Questo aspetto, come si diceva, non è tranciante, nella valutazione della pellicola perché essa è indipendente dal romanzo che ha ispirato il soggetto: sono due opere distinte che possono coesistere con le loro differenze. Però un aiuto ce lo dà, questo confronto: perché sembra una cartina tornasole dell’opera di David Lean autore, bravo, bravissimo nella messa in scena, ma forse mai realmente audace. Certamente rimanere col dubbio che Aziz si fosse azzardato sarebbe stato un po’ più disturbante, mentre in questo modo il tutto rientra nei ranghi di una classica storia di superficie, femminile e sofisticata, ma in realtà tutta protesa verso la pruderie per certi fatti sconvenienti

Alla fine, si ha un po’ l’impressione che regista e spettatori (o dovremmo dire spettatrici?) condividano l’atteggiamento di Mrs Callendar: la ricerca del brivido della morbosità.
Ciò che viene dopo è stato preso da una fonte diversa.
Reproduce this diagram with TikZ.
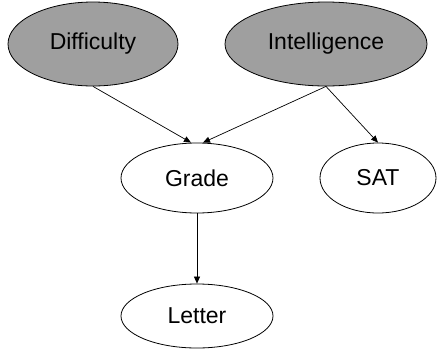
\documentclass[tikz,border=0pt]{standalone}
\usepackage{fontspec}
\setmainfont{Liberation Sans}
\usetikzlibrary{arrows.meta,shapes.geometric,calc}

\begin{document}
\begin{tikzpicture}[x=1pt,y=-1pt,>={Triangle[length=7pt,width=6pt]}]
\tikzstyle{var}=[draw, ellipse, line width=0.8pt, inner sep=0pt, font=\fontsize{23}{27}\selectfont]
\tikzstyle{obs}=[var, fill=gray!75]
\useasboundingbox (0,0) rectangle (437,349);
\node[obs, minimum width=170pt, minimum height=84pt] (diff) at (93,44) {Difficulty};
\node[obs, minimum width=202pt, minimum height=84pt] (intel) at (326,44) {Intelligence};
\node[var, minimum width=152pt, minimum height=70pt] (grade) at (197,178) {Grade};
\node[var, minimum width=116pt, minimum height=70pt] (sat) at (378,178) {SAT};
\node[var, minimum width=152pt, minimum height=64pt] (letter) at (197,316) {Letter};

\draw[->, line width=0.7pt] (diff.south) -- ([xshift=-6pt]grade.north);
\draw[->, line width=0.7pt] (intel.south) -- ([xshift=6pt]grade.north);
\draw[->, line width=0.7pt] (intel.south) -- (sat.north);
\draw[->, line width=0.7pt] (grade.south) -- (letter.north);
\end{tikzpicture}
\end{document}
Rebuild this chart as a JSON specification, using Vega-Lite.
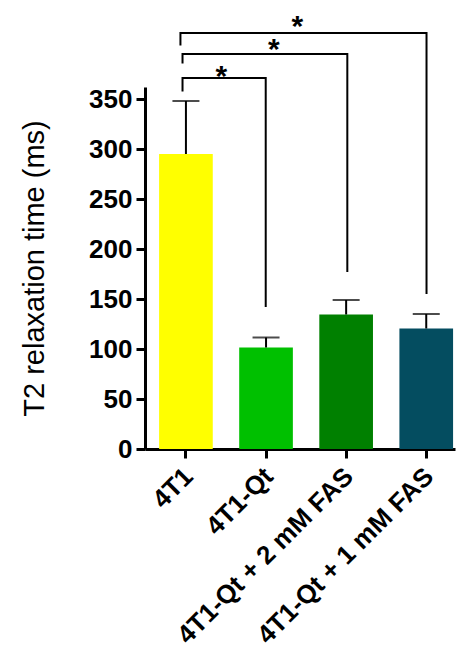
{
  "$schema": "https://vega.github.io/schema/vega-lite/v6.json",
  "width": 310,
  "height": 362,
  "autosize": "none",
  "padding": {"left": 145, "top": 87, "right": 5, "bottom": 204},
  "config": {"view": {"stroke": null}, "font": "Liberation Sans"},
  "datasets": {
    "bars": [
      {"group": "4T1", "t2": 295, "upper": 348},
      {"group": "4T1-Qt", "t2": 101.5, "upper": 111.5},
      {"group": "4T1-Qt + 2 mM FAS", "t2": 134.5, "upper": 149},
      {"group": "4T1-Qt + 1 mM FAS", "t2": 120.5, "upper": 135}
    ],
    "brackets": [
      {"id": "b1", "ord": 1, "pos": -0.066, "val": 403.5},
      {"id": "b1", "ord": 2, "pos": -0.066, "val": 416},
      {"id": "b1", "ord": 3, "pos": 3.01, "val": 416},
      {"id": "b1", "ord": 4, "pos": 3.01, "val": 155},
      {"id": "b2", "ord": 1, "pos": -0.04, "val": 385.5},
      {"id": "b2", "ord": 2, "pos": -0.04, "val": 395},
      {"id": "b2", "ord": 3, "pos": 2.02, "val": 395},
      {"id": "b2", "ord": 4, "pos": 2.02, "val": 177},
      {"id": "b3", "ord": 1, "pos": -0.04, "val": 357.5},
      {"id": "b3", "ord": 2, "pos": -0.04, "val": 371},
      {"id": "b3", "ord": 3, "pos": 1.0, "val": 371},
      {"id": "b3", "ord": 4, "pos": 1.0, "val": 142}
    ],
    "stars": [
      {"pos": 1.396, "val": 413, "label": "*"},
      {"pos": 1.1, "val": 390.5, "label": "*"},
      {"pos": 0.446, "val": 363.5, "label": "*"}
    ]
  },
  "layer": [
    {
      "data": {"name": "bars"},
      "encoding": {
        "x": {
          "field": "group",
          "type": "nominal",
          "sort": null,
          "scale": {"paddingInner": 0.33, "paddingOuter": 0.1, "align": 0.88},
          "axis": {
            "title": null,
            "labelAngle": -45,
            "labelAlign": "right",
            "labelBaseline": "middle",
            "labelFontSize": 26,
            "labelFontWeight": "bold",
            "labelColor": "#000",
            "labelLimit": 500,
            "labelOffset": 3,
            "domainColor": "#000",
            "domainWidth": 3,
            "tickColor": "#000",
            "tickWidth": 3,
            "tickSize": 9,
            "labelPadding": 14
          }
        }
      },
      "layer": [
        {
          "mark": {"type": "bar"},
          "encoding": {
            "y": {
              "field": "t2",
              "type": "quantitative",
              "scale": {"domain": [0, 362], "nice": false},
              "axis": {
                "title": "T2 relaxation time (ms)",
                "values": [0, 50, 100, 150, 200, 250, 300, 350],
                "grid": false,
                "labelFontSize": 26,
                "labelFontWeight": "bold",
                "labelColor": "#000",
                "labelPadding": 4,
                "domainColor": "#000",
                "domainWidth": 3,
                "tickColor": "#000",
                "tickWidth": 3,
                "tickSize": 9,
                "titleFontSize": 29,
                "titleFontWeight": "normal",
                "titleColor": "#000",
                "titlePadding": 39
              }
            },
            "color": {
              "field": "group",
              "type": "nominal",
              "sort": null,
              "scale": {
                "domain": ["4T1", "4T1-Qt", "4T1-Qt + 2 mM FAS", "4T1-Qt + 1 mM FAS"],
                "range": ["#FFFF00", "#00C000", "#008000", "#044D60"]
              },
              "legend": null
            }
          }
        },
        {
          "mark": {"type": "rule", "color": "#000", "strokeWidth": 2},
          "encoding": {
            "y": {"field": "t2", "type": "quantitative", "scale": {"domain": [0, 362], "nice": false}},
            "y2": {"field": "upper"}
          }
        },
        {
          "mark": {"type": "tick", "color": "#000", "thickness": 2, "size": 27},
          "encoding": {
            "y": {"field": "upper", "type": "quantitative", "scale": {"domain": [0, 362], "nice": false}}
          }
        }
      ]
    },
    {
      "data": {"name": "brackets"},
      "mark": {"type": "line", "color": "#000", "strokeWidth": 2},
      "encoding": {
        "x": {"field": "pos", "type": "quantitative", "scale": {"domain": [-0.509, 3.366], "nice": false, "zero": false}, "axis": null},
        "y": {"field": "val", "type": "quantitative", "scale": {"domain": [0, 362], "nice": false}},
        "detail": {"field": "id"},
        "order": {"field": "ord"}
      }
    },
    {
      "data": {"name": "stars"},
      "mark": {"type": "text", "fontSize": 30, "fontWeight": "bold", "baseline": "alphabetic", "align": "center", "color": "#000"},
      "encoding": {
        "x": {"field": "pos", "type": "quantitative", "scale": {"domain": [-0.509, 3.366], "nice": false, "zero": false}, "axis": null},
        "y": {"field": "val", "type": "quantitative", "scale": {"domain": [0, 362], "nice": false}},
        "text": {"field": "label"}
      }
    }
  ],
  "resolve": {"scale": {"x": "independent"}, "axis": {"x": "independent"}}
}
Piuttosto scialbe anche le scene del processo, il che è un fatto insolito in quanto in genere il dibattimento è sempre un momento coinvolgente nella realtà cinematografica. Una nota sicuramente positiva è l’ottica nella quale Lean inquadra la sua ricostruzione d’epoca: anche il regista di Lawrence d’Arabia ci ricorda di quanto la coloniale arroganza europea, e britannica in particolare, abbia appestato il mondo. Note di grande merito per le riprese, nelle quali Lean non ha assolutamente perso la capacità di produrre immagini spettacolari, siano esse di tipo naturalistico o coreografico. Ottima anche la colonna sonora per una confezione globale esteticamente degna di un moderno colossal.